Quote from the first line below through the line that contains "104.1, 105.7, 105.9]", both included, and leave the pictures out.
..............................
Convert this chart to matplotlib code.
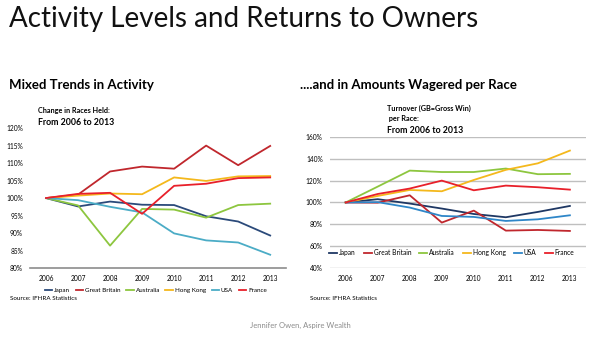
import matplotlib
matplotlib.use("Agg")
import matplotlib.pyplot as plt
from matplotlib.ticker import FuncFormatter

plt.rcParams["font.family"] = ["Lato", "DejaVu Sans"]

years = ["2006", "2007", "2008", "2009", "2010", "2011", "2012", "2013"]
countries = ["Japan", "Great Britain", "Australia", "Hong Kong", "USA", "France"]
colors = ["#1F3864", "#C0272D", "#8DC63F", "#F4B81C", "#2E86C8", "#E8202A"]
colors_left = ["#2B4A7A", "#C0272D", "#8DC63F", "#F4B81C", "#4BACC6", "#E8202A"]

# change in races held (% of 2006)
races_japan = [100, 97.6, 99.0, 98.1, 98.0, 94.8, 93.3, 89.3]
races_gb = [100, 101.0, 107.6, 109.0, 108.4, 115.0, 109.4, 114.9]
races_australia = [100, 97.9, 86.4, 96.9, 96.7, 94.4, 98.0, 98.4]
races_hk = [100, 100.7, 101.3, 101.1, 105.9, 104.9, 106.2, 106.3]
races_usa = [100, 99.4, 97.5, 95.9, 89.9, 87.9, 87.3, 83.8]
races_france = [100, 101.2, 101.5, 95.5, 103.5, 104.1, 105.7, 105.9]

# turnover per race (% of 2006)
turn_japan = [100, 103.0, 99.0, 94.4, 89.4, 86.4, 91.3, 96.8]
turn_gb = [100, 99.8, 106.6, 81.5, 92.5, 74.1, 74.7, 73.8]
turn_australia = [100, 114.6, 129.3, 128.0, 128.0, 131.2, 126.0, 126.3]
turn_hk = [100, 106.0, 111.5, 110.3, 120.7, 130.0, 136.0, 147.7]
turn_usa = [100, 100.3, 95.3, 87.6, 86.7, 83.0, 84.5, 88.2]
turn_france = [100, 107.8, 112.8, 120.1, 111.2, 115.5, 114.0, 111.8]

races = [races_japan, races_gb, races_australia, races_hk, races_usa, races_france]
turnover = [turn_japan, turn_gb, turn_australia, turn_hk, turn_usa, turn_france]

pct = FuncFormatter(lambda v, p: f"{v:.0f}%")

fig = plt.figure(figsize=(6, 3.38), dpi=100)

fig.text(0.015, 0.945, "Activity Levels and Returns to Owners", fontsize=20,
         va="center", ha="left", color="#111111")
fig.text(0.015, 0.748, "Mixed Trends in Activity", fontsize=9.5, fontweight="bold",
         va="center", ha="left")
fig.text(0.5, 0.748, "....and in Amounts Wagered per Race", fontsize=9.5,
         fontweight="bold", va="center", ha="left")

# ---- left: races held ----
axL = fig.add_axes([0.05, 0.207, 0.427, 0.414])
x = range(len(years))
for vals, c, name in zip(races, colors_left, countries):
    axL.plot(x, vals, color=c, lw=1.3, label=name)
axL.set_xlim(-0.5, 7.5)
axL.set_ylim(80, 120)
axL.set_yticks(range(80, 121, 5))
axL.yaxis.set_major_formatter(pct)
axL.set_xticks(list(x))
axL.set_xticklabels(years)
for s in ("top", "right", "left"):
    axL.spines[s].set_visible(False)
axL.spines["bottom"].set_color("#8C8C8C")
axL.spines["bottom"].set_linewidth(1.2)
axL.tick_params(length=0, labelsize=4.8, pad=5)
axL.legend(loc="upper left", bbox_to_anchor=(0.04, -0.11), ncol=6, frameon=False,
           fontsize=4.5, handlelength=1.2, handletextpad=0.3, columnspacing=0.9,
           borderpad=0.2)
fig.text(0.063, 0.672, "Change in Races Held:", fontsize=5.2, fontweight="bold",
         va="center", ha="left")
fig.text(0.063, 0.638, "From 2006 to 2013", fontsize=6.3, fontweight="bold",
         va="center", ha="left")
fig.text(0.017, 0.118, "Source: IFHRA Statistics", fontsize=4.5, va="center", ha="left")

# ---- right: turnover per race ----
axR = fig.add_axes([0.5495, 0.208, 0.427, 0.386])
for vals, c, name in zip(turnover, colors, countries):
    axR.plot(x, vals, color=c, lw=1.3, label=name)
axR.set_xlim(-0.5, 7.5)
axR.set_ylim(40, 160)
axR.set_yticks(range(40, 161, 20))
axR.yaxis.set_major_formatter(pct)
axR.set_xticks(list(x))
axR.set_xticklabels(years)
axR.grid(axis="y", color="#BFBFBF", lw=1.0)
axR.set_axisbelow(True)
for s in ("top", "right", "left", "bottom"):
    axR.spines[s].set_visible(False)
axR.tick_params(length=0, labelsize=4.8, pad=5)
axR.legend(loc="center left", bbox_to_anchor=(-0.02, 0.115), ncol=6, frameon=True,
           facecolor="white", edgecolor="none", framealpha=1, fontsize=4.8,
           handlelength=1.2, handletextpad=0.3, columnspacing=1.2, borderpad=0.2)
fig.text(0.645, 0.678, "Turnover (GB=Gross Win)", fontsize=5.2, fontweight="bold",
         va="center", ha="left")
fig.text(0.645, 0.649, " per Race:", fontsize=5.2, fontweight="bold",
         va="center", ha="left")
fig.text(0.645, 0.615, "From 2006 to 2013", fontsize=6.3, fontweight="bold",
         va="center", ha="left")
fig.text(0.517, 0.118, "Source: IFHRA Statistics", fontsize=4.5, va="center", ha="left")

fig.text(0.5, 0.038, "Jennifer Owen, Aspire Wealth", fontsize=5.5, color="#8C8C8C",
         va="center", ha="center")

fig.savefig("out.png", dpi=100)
..............................
**TASK SOLUTION**
Convert this chart to matplotlib code.
import matplotlib
matplotlib.use("Agg")
import matplotlib.pyplot as plt
from matplotlib.ticker import FuncFormatter

plt.rcParams["font.family"] = ["Lato", "DejaVu Sans"]

years = ["2006", "2007", "2008", "2009", "2010", "2011", "2012", "2013"]
countries = ["Japan", "Great Britain", "Australia", "Hong Kong", "USA", "France"]
colors = ["#1F3864", "#C0272D", "#8DC63F", "#F4B81C", "#2E86C8", "#E8202A"]
colors_left = ["#2B4A7A", "#C0272D", "#8DC63F", "#F4B81C", "#4BACC6", "#E8202A"]

# change in races held (% of 2006)
races_japan = [100, 97.6, 99.0, 98.1, 98.0, 94.8, 93.3, 89.3]
races_gb = [100, 101.0, 107.6, 109.0, 108.4, 115.0, 109.4, 114.9]
races_australia = [100, 97.9, 86.4, 96.9, 96.7, 94.4, 98.0, 98.4]
races_hk = [100, 100.7, 101.3, 101.1, 105.9, 104.9, 106.2, 106.3]
races_usa = [100, 99.4, 97.5, 95.9, 89.9, 87.9, 87.3, 83.8]
races_france = [100, 101.2, 101.5, 95.5, 103.5, 104.1, 105.7, 105.9]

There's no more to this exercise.